Eine 20-Stunden-Woche gäbe den Menschen Zeit, um ergänzend zum reduzierten Geldeinkommen Dinge zu reparieren, selbst Nahrungsmittel anzubauen oder größere Gebrauchsgegenstände wie Autos und Rasenmäher in lokalen Netzwerken gemeinschaftlich zu nutzen, argumentierte er.

Mit einem Professorengehalt oder vergleichbarem Einkommen macht das Sinn. Wer heute 3000 bis 4000 Euro netto verdient, nicht kaufsüchtig ist und einen älteren Mietvertrag oder schon abbezahltes Wohneigentum hat, käme damit vielleicht ganz gut klar, könnte die bessere Work-Life-Balance genießen und in Repair Cafés, auf Kleidertausch-Parties oder beim Urban Gardening entspannt neue Leute kennenlernen.

Es wäre nicht das schlechteste Leben.

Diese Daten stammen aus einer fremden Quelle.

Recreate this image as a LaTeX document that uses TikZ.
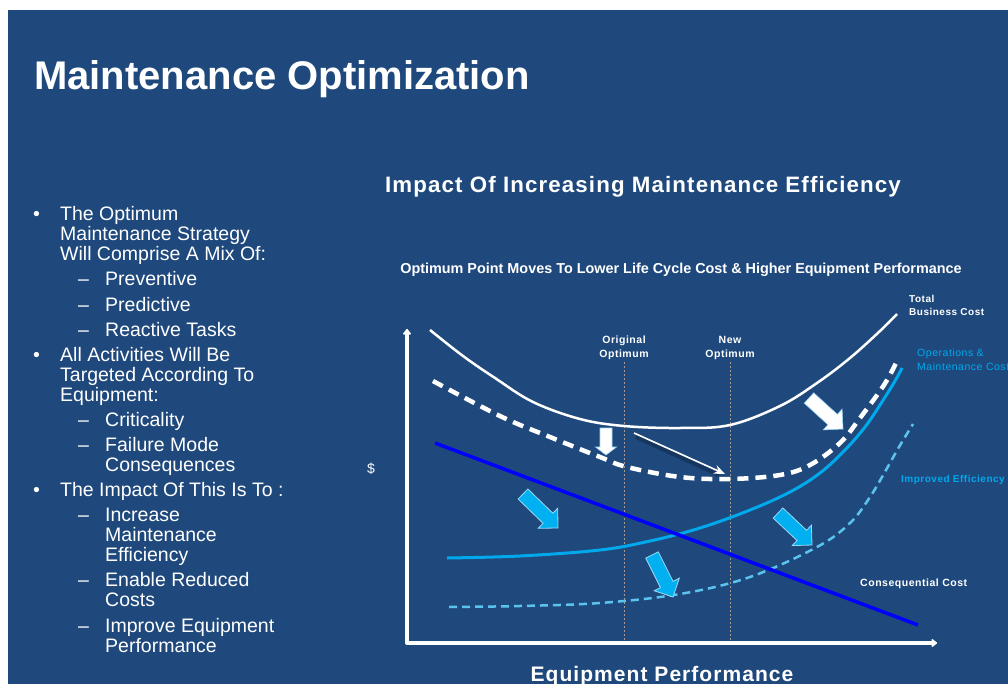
\documentclass[tikz,border=0pt]{standalone}
\usepackage{fontspec}
\setmainfont{Liberation Sans}
\newfontfamily\trk[LetterSpace=5]{Liberation Sans}
\usetikzlibrary{arrows.meta,calc}
\definecolor{bg}{HTML}{1F497D}
\definecolor{lblue}{HTML}{00A8EC}
\definecolor{arrblue}{HTML}{00B0F0}
\definecolor{arredge}{HTML}{9AD8F4}
\definecolor{dblue}{HTML}{5BC3EE}
\definecolor{pureblue}{HTML}{0000FF}
\definecolor{dotc}{HTML}{A89A88}
\newcommand\blockarr[6]{%
  \coordinate (hb) at ($(#3)!#6!(#2)$);
  \path[#1] ($(#2)!#4!90:(#3)$) -- ($(hb)!#4!-90:(#2)$) -- ($(hb)!#5!-90:(#2)$) -- (#3)
    -- ($(hb)!#5!90:(#2)$) -- ($(hb)!#4!90:(#2)$) -- ($(#2)!#4!-90:(#3)$) -- cycle;}
\tikzset{
  bul/.style={text=white, inner sep=0pt, anchor=base west, font=\fontsize{19.5}{20}\selectfont},
  lbl/.style={inner sep=0pt, anchor=base west, font=\trk\bfseries\fontsize{10}{11}\selectfont},
  axis/.style={white, line width=3.5pt, line cap=round},
  tbc/.style={white, line width=2.5pt},
  omd/.style={white, line width=4.5pt, dash pattern=on 11pt off 7pt},
  oms/.style={lblue, line width=3pt},
  ime/.style={dblue, line width=2.5pt, dash pattern=on 8pt off 5pt},
  cons/.style={pureblue, line width=3.5pt},
  vdot/.style={dotc, line width=0.9pt, dash pattern=on 2pt off 2pt},
  warr/.style={fill=white, draw=arredge, line width=0.6pt},
  barr/.style={fill=arrblue, draw=arredge, line width=0.8pt},
}
\begin{document}
\begin{tikzpicture}[x=1pt,y=-1pt]
\useasboundingbox (0,0) rectangle (1008,684);
\fill[white] (0,0) rectangle (1008,684);
\fill[bg] (8,10) rectangle (1008,684);

% title
\node[text=white, inner sep=0pt, anchor=base west, font=\bfseries\fontsize{40}{44}\selectfont] (title) at (34,90) {Maintenance Optimization};

% bullet list
\foreach \xx/\yy/\txt [count=\i] in {
  60/221/{The Optimum}, 60/241/{Maintenance Strategy}, 60/261/{Will Comprise A Mix Of:},
  105/286/{Preventive}, 105/311/{Predictive}, 105/336/{Reactive Tasks},
  60/361/{All Activities Will Be}, 60/381/{Targeted According To}, 60/401/{Equipment:},
  105/426/{Criticality}, 105/451/{Failure Mode}, 105/471/{Consequences},
  60/496/{The Impact Of This Is To :},
  105/521/{Increase}, 105/541/{Maintenance}, 105/561/{Efficiency},
  105/586/{Enable Reduced}, 105/606/{Costs},
  105/632/{Improve Equipment}, 105/652/{Performance}}
  \node[bul] (line\i) at (\xx,\yy) {\txt};
\foreach \yy [count=\i] in {221,361,496}
  \node[bul] (dot\i) at (33,\yy) {•};
\foreach \yy [count=\i] in {286,311,336,426,451,521,586,632}
  \node[bul] (dash\i) at (78,\yy) {–};

% chart titles
\node[text=white, inner sep=0pt, anchor=base, font=\trk\bfseries\fontsize{22.3}{26}\selectfont] (ctitle) at (643,193) {Impact Of Increasing Maintenance Efficiency};
\node[text=white, inner sep=0pt, anchor=base, font=\bfseries\fontsize{14.4}{16}\selectfont] (csub) at (681,274) {Optimum Point Moves To Lower Life Cycle Cost \& Higher Equipment Performance};

% axes
\coordinate (O) at (407,643);
\coordinate (ytop) at (407,329);
\coordinate (xend) at (937,643);
\draw[axis, -{Triangle[width=9pt,length=6pt,round]}] (O) -- (ytop);
\draw[axis, -{Triangle[width=9pt,length=6pt,round]}] (O) -- (xend);
\node[text=white, inner sep=0pt, anchor=base, font=\trk\bfseries\fontsize{21}{24}\selectfont] (xlabel) at (662,681) {Equipment Performance};
\node[text=white, inner sep=0pt, anchor=base, font=\fontsize{14}{16}\selectfont] (ylabel) at (371,473) {\$};

% optimum markers
\coordinate (orig top) at (624,362);
\coordinate (orig bot) at (624,641);
\coordinate (new top) at (730,362);
\coordinate (new bot) at (730,641);
\draw[vdot] (orig top) -- (orig bot);
\draw[vdot] (new top) -- (new bot);
\node[lbl, text=white, anchor=base, font=\trk\bfseries\fontsize{10.5}{12}\selectfont] (orig1) at (624,343) {Original};
\node[lbl, text=white, anchor=base, font=\trk\bfseries\fontsize{10.5}{12}\selectfont] (orig2) at (624,357) {Optimum};
\node[lbl, text=white, anchor=base, font=\trk\bfseries\fontsize{10.5}{12}\selectfont] (new1) at (730,343) {New};
\node[lbl, text=white, anchor=base, font=\trk\bfseries\fontsize{10.5}{12}\selectfont] (new2) at (730,357) {Optimum};

% curves
\draw[ime] plot[smooth, tension=0.6] coordinates {(449,607) (520,606) (600,603) (680,594) (750,577) (817,547) (850,523) (870,497) (886,470) (899,447) (913,424)};
\draw[oms] plot[smooth, tension=0.6] coordinates {(447,558) (520,556) (600,550) (650,541) (700,528) (750,510) (790,492) (820,473) (845,450) (865,427) (880,405) (895,381) (902,368)};
\draw[cons] (435,443) -- (918,625);
\draw[omd] plot[smooth, tension=0.6] coordinates {(433,381) (500,416) (550,437) (600,457) (627,467) (680,477) (730,479) (780,475) (810,465) (840,443) (860,418) (884,385) (897,361)};
\draw[tbc] plot[smooth, tension=0.6] coordinates {(430,330) (463,356) (495,378) (533,402) (580,419) (624,426) (680,428) (730,425) (780,406) (817,383) (850,358) (880,331) (897,314)};

% curve labels
\node[lbl, text=white] (tbc1) at (909,302) {Total};
\node[lbl, text=white] (tbc2) at (909,316) {Business Cost};
\node[lbl, text=lblue, font=\trk\fontsize{10.5}{12}\selectfont] (om1) at (917,356) {Operations \&};
\node[lbl, text=lblue, font=\trk\fontsize{10.5}{12}\selectfont] (om2) at (917,370) {Maintenance Cost};
\node[lbl, text=lblue, font=\trk\bfseries\fontsize{10}{11}\selectfont] (ie) at (901,482) {Improved Efficiency};
\node[lbl, text=white, font=\trk\bfseries\fontsize{10.5}{12}\selectfont] (cc) at (860,586) {Consequential Cost};

% thin arrow old -> new optimum
\coordinate (mvs) at (634,433);
\coordinate (mve) at (725,474);
\draw[black, opacity=0.25, line width=4pt] ($(mvs)+(2,4)$) -- ($(mve)+(-6,1)$);
\draw[white, line width=1.6pt, -{Stealth[length=11pt,width=9pt]}] (mvs) -- (mve);

% block arrows
\coordinate (wa1t) at (606,428); \coordinate (wa1p) at (606,455);
\blockarr{warr}{wa1t}{wa1p}{6pt}{10.5pt}{8pt}
\coordinate (wa2t) at (809,398); \coordinate (wa2p) at (843,429);
\blockarr{warr}{wa2t}{wa2p}{7pt}{14pt}{14pt}
\coordinate (ba1t) at (523,494); \coordinate (ba1p) at (558,528);
\blockarr{barr}{ba1t}{ba1p}{7pt}{14pt}{14pt}
\coordinate (ba2t) at (652,555); \coordinate (ba2p) at (673,597);
\blockarr{barr}{ba2t}{ba2p}{7pt}{14pt}{14pt}
\coordinate (ba3t) at (778,513); \coordinate (ba3p) at (812,545);
\blockarr{barr}{ba3t}{ba3p}{7pt}{14pt}{14pt}
\end{tikzpicture}
\end{document}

Auf jeden Fall besser, als nach einem langen Arbeitstag matt und müde neuen Plunder bei Amazon zu bestellen – und immer wieder Schocknachrichten über den Klimawandel und den unveränderten Kamikaze-Kurs unserer Spezies verdrängen zu müssen.

Wer sich aber schon jetzt trotz Vollzeitarbeit am Ende des Monats fad und ungesund ernähren muss, weil die Miete für das kleinste Kabuff den größten Teil seines Einkommens frisst, wäre sehr bald obdachlos, wenn die Wochenarbeitszeit ohne Lohnausgleich halbiert würde. Der neue Zeitwohlstand könnte den Verlust der Wohnung nicht aufwiegen.